What is needed: Stop at the line containing "const xTicks = [0, 20, 40, 60, 80, 100];": repeat exactly every line of the entries below from the first up to it, plus that line, with pictures omitted.

::: The records :::

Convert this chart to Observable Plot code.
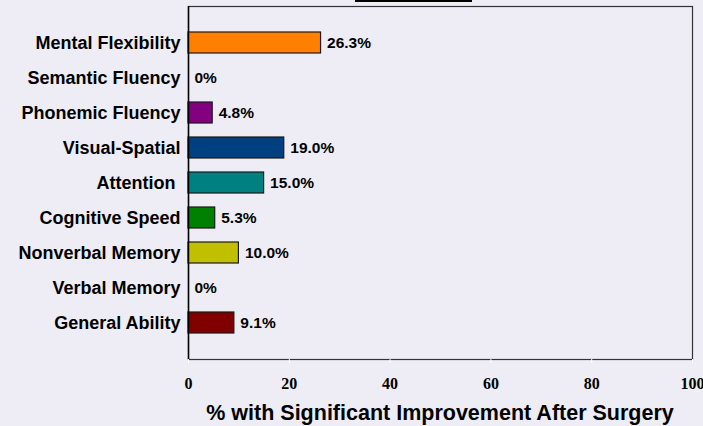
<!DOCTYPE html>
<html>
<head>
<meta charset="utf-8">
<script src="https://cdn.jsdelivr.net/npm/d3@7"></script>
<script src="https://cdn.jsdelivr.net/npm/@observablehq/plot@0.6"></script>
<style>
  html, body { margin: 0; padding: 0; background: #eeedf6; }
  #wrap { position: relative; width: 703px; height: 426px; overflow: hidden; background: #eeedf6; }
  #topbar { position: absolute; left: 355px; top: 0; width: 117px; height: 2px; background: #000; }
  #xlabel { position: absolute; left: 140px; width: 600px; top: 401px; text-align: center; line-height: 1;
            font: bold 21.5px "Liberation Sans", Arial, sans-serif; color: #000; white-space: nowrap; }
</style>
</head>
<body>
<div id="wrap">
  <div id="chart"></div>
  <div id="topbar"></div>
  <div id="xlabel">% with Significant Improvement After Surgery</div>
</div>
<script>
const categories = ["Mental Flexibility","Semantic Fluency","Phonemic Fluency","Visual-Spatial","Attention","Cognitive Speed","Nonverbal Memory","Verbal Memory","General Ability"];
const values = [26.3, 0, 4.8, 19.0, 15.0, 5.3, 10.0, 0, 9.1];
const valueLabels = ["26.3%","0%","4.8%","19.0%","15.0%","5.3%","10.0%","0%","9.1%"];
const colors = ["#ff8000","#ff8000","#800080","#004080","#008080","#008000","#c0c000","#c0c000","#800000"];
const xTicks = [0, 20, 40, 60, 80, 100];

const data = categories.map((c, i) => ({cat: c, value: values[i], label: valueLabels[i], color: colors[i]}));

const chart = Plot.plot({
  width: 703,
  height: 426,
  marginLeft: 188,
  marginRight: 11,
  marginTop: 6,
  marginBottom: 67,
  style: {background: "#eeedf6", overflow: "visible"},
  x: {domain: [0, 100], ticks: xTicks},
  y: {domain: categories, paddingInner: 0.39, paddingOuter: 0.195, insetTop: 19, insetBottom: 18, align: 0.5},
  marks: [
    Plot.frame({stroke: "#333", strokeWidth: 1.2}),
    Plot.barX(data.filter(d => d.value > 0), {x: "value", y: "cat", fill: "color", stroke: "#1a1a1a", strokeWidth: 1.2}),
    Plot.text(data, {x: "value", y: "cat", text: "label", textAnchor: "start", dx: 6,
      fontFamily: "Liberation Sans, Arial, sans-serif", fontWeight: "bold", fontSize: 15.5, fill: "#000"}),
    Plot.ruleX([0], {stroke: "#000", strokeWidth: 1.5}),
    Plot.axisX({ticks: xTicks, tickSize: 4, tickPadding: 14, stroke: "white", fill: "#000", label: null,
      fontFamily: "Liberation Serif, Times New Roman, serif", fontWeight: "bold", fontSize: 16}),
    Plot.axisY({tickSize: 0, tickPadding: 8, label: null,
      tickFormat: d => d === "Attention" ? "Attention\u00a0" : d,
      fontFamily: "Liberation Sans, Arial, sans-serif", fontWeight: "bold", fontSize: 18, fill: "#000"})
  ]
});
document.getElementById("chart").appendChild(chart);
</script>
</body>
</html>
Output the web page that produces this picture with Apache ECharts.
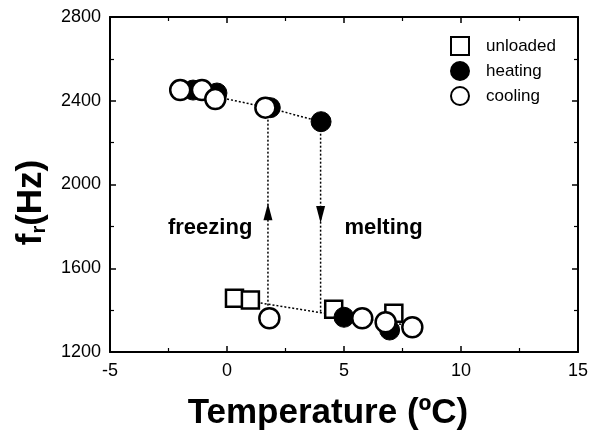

:::

Result of the task:
Convert this chart to Observable Plot code.
<!DOCTYPE html>
<html>
<head>
<meta charset="utf-8">
<script src="https://cdn.jsdelivr.net/npm/d3@7"></script>
<script src="https://cdn.jsdelivr.net/npm/@observablehq/plot@0.6"></script>
<style>
  html, body { margin: 0; padding: 0; background: #eeedf6; }
  #wrap { position: relative; width: 703px; height: 426px; overflow: hidden; background: #eeedf6; }
  #topbar { position: absolute; left: 355px; top: 0; width: 117px; height: 2px; background: #000; }
  #xlabel { position: absolute; left: 140px; width: 600px; top: 401px; text-align: center; line-height: 1;
            font: bold 21.5px "Liberation Sans", Arial, sans-serif; color: #000; white-space: nowrap; }
</style>
</head>
<body>
<div id="wrap">
  <div id="chart"></div>
  <div id="topbar"></div>
  <div id="xlabel">% with Significant Improvement After Surgery</div>
</div>
<script>
const categories = ["Mental Flexibility","Semantic Fluency","Phonemic Fluency","Visual-Spatial","Attention","Cognitive Speed","Nonverbal Memory","Verbal Memory","General Ability"];
const values = [26.3, 0, 4.8, 19.0, 15.0, 5.3, 10.0, 0, 9.1];
const valueLabels = ["26.3%","0%","4.8%","19.0%","15.0%","5.3%","10.0%","0%","9.1%"];
const colors = ["#ff8000","#ff8000","#800080","#004080","#008080","#008000","#c0c000","#c0c000","#800000"];
const xTicks = [0, 20, 40, 60, 80, 100];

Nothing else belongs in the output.